If my formula only works for |R|< 1, then how can I use that formula?

For |R|>1, the formula changes slightly

$$S_n = \frac{A(R^n-1)}{R-1}$$

Now S6 = 252 and S2= 12

wvcaudill2
Okay, so do I just solve for R in one equation and then plug it into the other? I still have A though, which I assume I also need to find.

I am still unsure about how to go about solving this problem.

Homework Helper
Okay, so do I just solve for R in one equation and then plug it into the other? I still have A though, which I assume I also need to find.

I am still unsure about how to go about solving this problem.

Well before you start solving, what are your two equations in A and R?

rasmhop
When you get that, then just apply your formula for Sn (Note that the formula you posted is valid for |R|<1)

This is incorrect. His formula is correct for all R not equal to 1. If you look at his formula and yours you will see that you just give him the exact same formula he posted himself (except you factored out A_1).

The condition |R|<1 is only required for infinite geometric series (i.e. when you let n go to infinity).

The rest of rock.freak667's advice is solid.

BTW the following manipulation may help you (the exact same information can be extracted from your formula):
$$S_2 = A+AR$$
$$S_6 = (A+AR) + (AR^2 + AR^3) + (AR^4 + AR^5) = (A+AR) + R^2(A+AR) + R^4(A+AR) = (1+R^2+R^4)(A+AR)$$

wvcaudill2
Im not quite sure what you mean.

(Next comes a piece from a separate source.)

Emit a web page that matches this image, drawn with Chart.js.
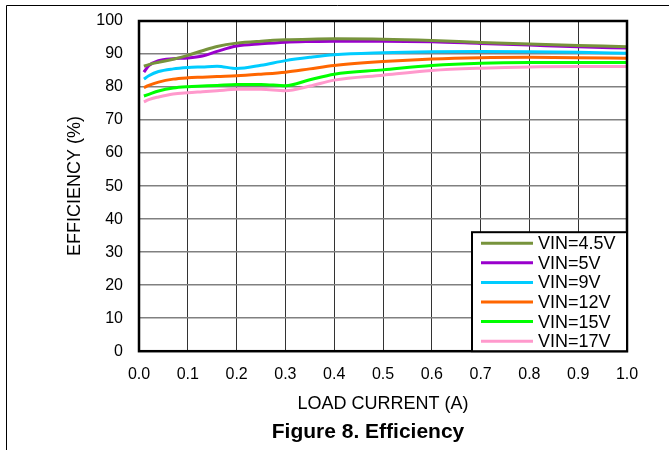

But, when I reworked the first equation for R, I got:

R = 6th root of 252(R-1)+1 divided by A

and

R = square root of 12(R-1)+1 divided by A

I dont think this is the right direction though.

rasmhop
You want to find R without refering to A so try dividing S_6 by S_2. You should get:
$$\frac{S_6}{S_2} = \frac{1-R^6}{1-R^2} = R^4 + R^2 + 1$$
which lets you solve for R^2.

wvcaudill2
How did you get either of those equations for S6 or S2?

Earlier, you stated
S6 = (1 + R2 + R4)(A + AR)

and

S2 = (A + AR)

now, if you take S6/S2 would that not equal

(1 + R2 + R4)(A + AR)/(A + AR) = (1 + R2 + R4)

?

If so, then when solved for R I get R = the sixth root of 20, or about 1.6475. Is this correct?

rasmhop
How did you get either of those equations for S6 or S2?
Factoring out the common factors from your formula we get:
$$S_n = \frac{A}{1-R}(1-R^n)$$
So in general:
$$\frac{S_n}{S_m} = \frac{ \frac{A}{1-R}(1-R^n)}{ \frac{A}{1-R}(1-R^m)} = \frac{1-R^n}{1-R^m}$$

Earlier, you stated
S6 = (1 + R2 + R4)(A + AR)

and

S2 = (A + AR)

now, if you take S6/S2 would that not equal

(1 + R2 + R4)(A + AR)/(A + AR) = (1 + R2 + R4)

?
Yes.

If so, then when solved for R I get R = the sixth root of 20, or about 1.6475. Is this correct?
No. S_6/S_2 = 21 so you get:
$$R^4 + R^2 +1 = 21$$
or written differently:
$$R^4 + R^2 - 20 = 0$$
Which has the solution (the other solution is negative):
$$R^2 = \frac{-1+\sqrt{1+80}}{2} = \frac{-1+9}{2} = 4$$
Now you can find A from one of your equations and finally evaluate S_4.

wvcaudill2
How did you get to R2 and its solution?

rasmhop
How did you get to R2 and its solution?

If $x^2 + bx + c = 0$, then x is one of the following:
$$x_- = \frac{-b-\sqrt{b^2-4c}}{2} \qquad x_+ = \frac{-b+\sqrt{b^2-4c}}{2}$$
Have you not seen this? (I just assumed you knew it) If you haven't we may be able to find an alternative way to solve this.

wvcaudill2
I thought I recognized the Quadratic formula, I just didnt think it could be used here.

I can solve for S4 now. Thank you for your help!